On Fri, 04 Apr 2008, in the Usenet newsgroup comp.os.linux.networking, in
article
>I guess I tracked it down to the packet size again. Except this time I
>needed to add -mru to /etc/ppp/options to get it working. Which sets the
>MRU to 1500.
In your original post you stated this is Debian Etch and this is a dialup
connection. I'm not using Etch, but the latest version of pppd is 2.4.4
available at ftp://ftp.samba.org/pub/ppp
-rw-r--r-- 1 ftp ftp 688763 Jun 28 2006 ppp-2.4.4.tar.gz
Looking at the man page or the source file for ~/pppd/options.c there is
no '-mru' option. The Changes-2.3 file stated for 2.3.0
* Pppd options beginning with - or + have been renamed, e.g. -ip
became noip, +chap became require-chap, etc. The old options are
still accepted for compatibility but may be removed in future.
though there never was a "nomru" option. There is a
default-mru
Disable MRU [Maximum Receive Unit] negotiation. With this
option, pppd will use the default MRU value of 1500 bytes
for both the transmit and receive direction.
which might be suitable. However, without the 'mru' option, pppd
should default to 1500, so I'm not sure why things are changing for you.
You might try temporarily adding the 'dump' option
dump With the dump option, pppd will print out all the option
values which have been set. This option is like the dryrun
option except that pppd proceeds as normal rather than
exiting.
to see if something is "helping" you by screwing with the MRU.
>I'm not quite sure why I have to keep changing my configuration to
>maintain a connection with this one website. On the local machines the
>MTU is still 576. Having larger packet sizes really screws with the
>queuing of packets. And otherwise makes it feel and behave slower than
>it really is on this already slow shared dial-up connection.
Firewall issue?
1191 Path MTU discovery. J.C. Mogul, S.E. Deering. November 1990.

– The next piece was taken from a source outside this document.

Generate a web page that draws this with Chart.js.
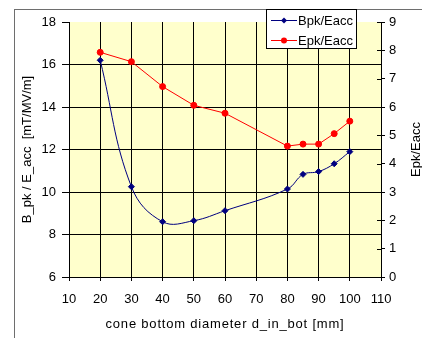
<!DOCTYPE html>
<html>
<head>
<meta charset="utf-8">
<script src="https://cdn.jsdelivr.net/npm/chart.js@4/dist/chart.umd.min.js"></script>
<style>
  html, body { margin: 0; padding: 0; background: #ffffff; }
  canvas { display: block; }
</style>
</head>
<body>
<canvas id="c" width="422" height="338"></canvas>
<script>
// Cone bottom diameter d_in_bot [mm]
const diameters = [20, 30, 40, 50, 60, 80, 85, 90, 95, 100];
// Peak magnetic field ratio B_pk / E_acc [mT/(MV/m)] (left axis)
const bpkEacc = [16.2, 10.25, 8.6, 8.65, 9.12, 10.14, 10.83, 10.96, 11.33, 11.9];
// Peak electric field ratio E_pk / E_acc (right axis)
const epkEacc = [7.93, 7.6, 6.72, 6.06, 5.78, 4.62, 4.69, 4.69, 5.06, 5.5];

const xTicks = [10, 20, 30, 40, 50, 60, 70, 80, 90, 100, 110];
const leftTicks = [6, 8, 10, 12, 14, 16, 18];
const rightTicks = [0, 1, 2, 3, 4, 5, 6, 7, 8, 9];

const seriesNames = ['Bpk/Eacc', 'Epk/Eacc'];
const xTitle = 'cone bottom diameter d_in_bot [mm]';
const leftTitle = 'B_pk / E_acc  [mT/MV/m]';
const rightTitle = 'Epk/Eacc';

const FONT = 'Liberation Sans, Arial, sans-serif';
const BLUE = '#000080';
const RED = '#ff0000';

const toPoints = (xs, ys) => xs.map((x, i) => ({ x: x, y: ys[i] }));

// Frame, plot background, inner ticks of the right axis, axis titles and legend
const decorations = {
  id: 'decorations',
  beforeDraw(chart) {
    const { ctx, chartArea: a } = chart;
    ctx.save();
    ctx.fillStyle = '#ffffcc';
    ctx.fillRect(a.left, a.top, a.right - a.left, a.bottom - a.top);
    ctx.strokeStyle = '#6e6e6e';
    ctx.lineWidth = 1;
    ctx.strokeRect(14.5, 9.5, 600, 600);
    ctx.restore();
  },
  afterDatasetsDraw(chart) {
    const { ctx, chartArea: a, scales } = chart;
    ctx.save();
    // inner tick marks on the secondary axis
    ctx.strokeStyle = '#000';
    ctx.lineWidth = 1;
    ctx.beginPath();
    rightTicks.forEach(v => {
      const y = Math.round(scales.y1.getPixelForValue(v)) + 0.5;
      ctx.moveTo(a.right - 4, y);
      ctx.lineTo(a.right, y);
    });
    ctx.stroke();

    // horizontal axis title, slightly tracked
    ctx.fillStyle = '#000';
    ctx.font = '13px ' + FONT;
    ctx.textAlign = 'center';
    ctx.textBaseline = 'middle';
    if ('letterSpacing' in ctx) ctx.letterSpacing = '0.8px';
    ctx.fillText(xTitle, (a.left + a.right) / 2, 324);
    if ('letterSpacing' in ctx) ctx.letterSpacing = '0px';

    // secondary axis title, reading upwards
    ctx.translate(416, (a.top + a.bottom) / 2);
    ctx.rotate(-Math.PI / 2);
    ctx.fillText(rightTitle, 0, 0);
    ctx.restore();

    // legend box
    ctx.save();
    const bx = 266.5, by = 9.5, bw = 90, bh = 39;
    ctx.fillStyle = '#ffffff';
    ctx.fillRect(bx, by, bw, bh);
    ctx.strokeStyle = '#000';
    ctx.lineWidth = 1;
    ctx.strokeRect(bx, by, bw, bh);
    chart.data.datasets.forEach((ds, i) => {
      const y = 20.5 + i * 20;
      ctx.strokeStyle = ds.borderColor;
      ctx.lineWidth = 1;
      ctx.beginPath();
      ctx.moveTo(271, y);
      ctx.lineTo(297, y);
      ctx.stroke();
      ctx.fillStyle = ds.pointBackgroundColor;
      ctx.beginPath();
      if (ds.pointStyle === 'rectRot') {
        const r = ds.pointRadius;
        ctx.moveTo(284, y - r);
        ctx.lineTo(284 + r, y);
        ctx.lineTo(284, y + r);
        ctx.lineTo(284 - r, y);
        ctx.closePath();
      } else {
        ctx.arc(284, y, ds.pointRadius, 0, Math.PI * 2);
      }
      ctx.fill();
      ctx.fillStyle = '#000';
      ctx.font = '13px ' + FONT;
      ctx.textAlign = 'left';
      ctx.textBaseline = 'middle';
      ctx.fillText(ds.label, 298, y + 0.5);
    });
    ctx.restore();
  }
};

new Chart(document.getElementById('c'), {
  type: 'line',
  data: {
    datasets: [
      {
        label: seriesNames[0],
        data: toPoints(diameters, bpkEacc),
        yAxisID: 'y',
        borderColor: BLUE,
        backgroundColor: BLUE,
        pointBackgroundColor: BLUE,
        pointBorderColor: BLUE,
        pointStyle: 'rectRot',
        pointRadius: 3,
        borderWidth: 1,
        tension: 0.4,
        fill: false
      },
      {
        label: seriesNames[1],
        data: toPoints(diameters, epkEacc),
        yAxisID: 'y1',
        borderColor: RED,
        backgroundColor: RED,
        pointBackgroundColor: RED,
        pointBorderColor: RED,
        pointStyle: 'circle',
        pointRadius: 3,
        borderWidth: 1,
        tension: 0,
        fill: false
      }
    ]
  },
  options: {
    responsive: false,
    animation: false,
    devicePixelRatio: 1,
    layout: { padding: { top: 22, right: 0, bottom: 0, left: 0 } },
    plugins: { legend: { display: false }, tooltip: { enabled: false } },
    scales: {
      x: {
        type: 'linear',
        position: 'bottom',
        min: xTicks[0],
        max: xTicks[xTicks.length - 1],
        afterBuildTicks: s => { s.ticks = xTicks.map(v => ({ value: v })); },
        afterFit: s => { s.height = 61; },
        grid: { color: '#000', tickColor: '#000', tickLength: 4, lineWidth: 1 },
        border: { color: '#000', width: 1 },
        ticks: { color: '#000', font: { family: FONT, size: 13 }, padding: 11, maxRotation: 0 },
        title: { display: false }
      },
      y: {
        type: 'linear',
        position: 'left',
        min: leftTicks[0],
        max: leftTicks[leftTicks.length - 1],
        afterBuildTicks: s => { s.ticks = leftTicks.map(v => ({ value: v })); },
        afterFit: s => { s.width = 69; },
        grid: {
          color: c => (c.tick && c.tick.value === leftTicks[leftTicks.length - 1]) ? 'rgba(0,0,0,0)' : '#000',
          tickColor: '#000', tickLength: 7, lineWidth: 1
        },
        border: { color: '#000', width: 1 },
        ticks: { color: '#000', font: { family: FONT, size: 13 }, padding: 6 },
        title: {
          display: true, text: leftTitle, color: '#000',
          font: { family: FONT, size: 13 }, padding: { top: 20, bottom: 0 }
        }
      },
      y1: {
        type: 'linear',
        position: 'right',
        min: rightTicks[0],
        max: rightTicks[rightTicks.length - 1],
        afterBuildTicks: s => { s.ticks = rightTicks.map(v => ({ value: v })); },
        afterFit: s => { s.width = 41; },
        grid: { drawOnChartArea: false, color: '#000', tickColor: '#000', tickLength: 4, lineWidth: 1 },
        border: { color: '#000', width: 1 },
        ticks: { color: '#000', font: { family: FONT, size: 13 }, padding: 4 }
      }
    }
  },
  plugins: [decorations]
});
</script>
</body>
</html>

(Format: TXT=47936 bytes) (Obsoletes RFC1063) (Status: DRAFT
STANDARD)
2923 TCP Problems with Path MTU Discovery. K. Lahey. September 2000.
(Format: TXT=30976 bytes) (Status: INFORMATIONAL)
Those two RFCs (you can find them using any search engine) might explain
the problem. PMTU tries to discover the largest packet that can be sent
from "a" to "b". It does this by trying large packets with the "Don't
Fragment" flag set in the IP header. A host enroute that has a smaller
link MTU will send back an ICMP Type 3 Code 4 message ("Fragmentation
needed, but don't fragment bit set"), but some router may be dropping
ICMP packets (because they think it improves security or something).
The result is effectively a black hole. You can detect this using
a packet sniffer - you'll see the 3-way handshake establishing the
connection, maybe one or two additional packets, and then nothing.
Another possible problem (nearly unheard-of now) is ECN packet drops.
When the 2.4.0 kernel was released in 2000, it included ECN by default,
and some routers on the Internet were dropping packets with the (then
comparatively unknown) ECN flag bit set in the IP header. There was a
kernel work-around, of sticking a zero into /proc/sys/net/ipv4/tcp_ecn
but that was over six years ago, and I can't believe someone could be
still running ancient versions of router software.
I'm not sure why you are having queuing problems. Setting MTU to a
smaller figure _was_ done to improve interaction in FTP when there were
slow links (1980s), and _is_ done where you are running PPPoE links
(the PPPoE protocol adds 8 bits to a packet, and the maximum packet
size on standard Ethernet is 1500 octets - so PPPoE links have an
MTU set at 1492 to avoid fragmentation).